Yes. Provided that the $0_{XY}$ form a complete collection, ie (i) given any (possibly equal) objects $X,Y$ in $\mathbf{C}$ there is a zero arrow $0_{XY}$, and (ii) these compose, ie $0_{YZ}\circ 0_{XY}=0_{XZ}$, then there are no other zero arrows.

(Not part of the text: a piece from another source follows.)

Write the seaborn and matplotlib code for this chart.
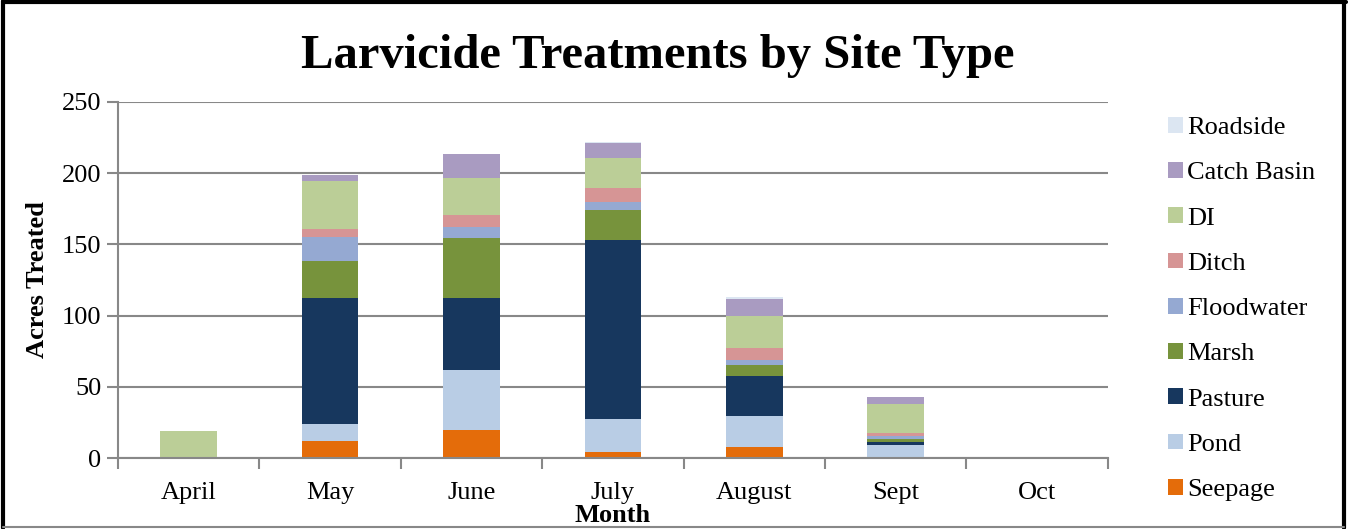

Suppose that such a complete collection exists, and that for some objects $A,B$ the arrow $f_{AB}$ is a zero arrow. We have $0_{AB}=0_{BB}\circ 0_{AB}=0_{BB}\circ f_{AB}$ using (i) and (ii). But then $0_{BB}\circ f_{AB}=\text{Id}_B\circ f_{AB}=f_{AB}$ since $f_{AB}$ is a zero. Hence $f_{AB}=0_{AB}$. $\Box$

Note that one way of getting zero arrows is to find a zero object. But: (A) a category may have multiple zero objects. But different zero objects give the same zero arrows; and (B) we may have no zero objects, but still have a complete set of zero arrows.

[Trivial example: one object and two arrows, the identity and the zero arrow. Less trivial: two objects, a complete set of zero arrows (4 of them), distinct identities (2 of them), and one other arrow (source one object, target the other).]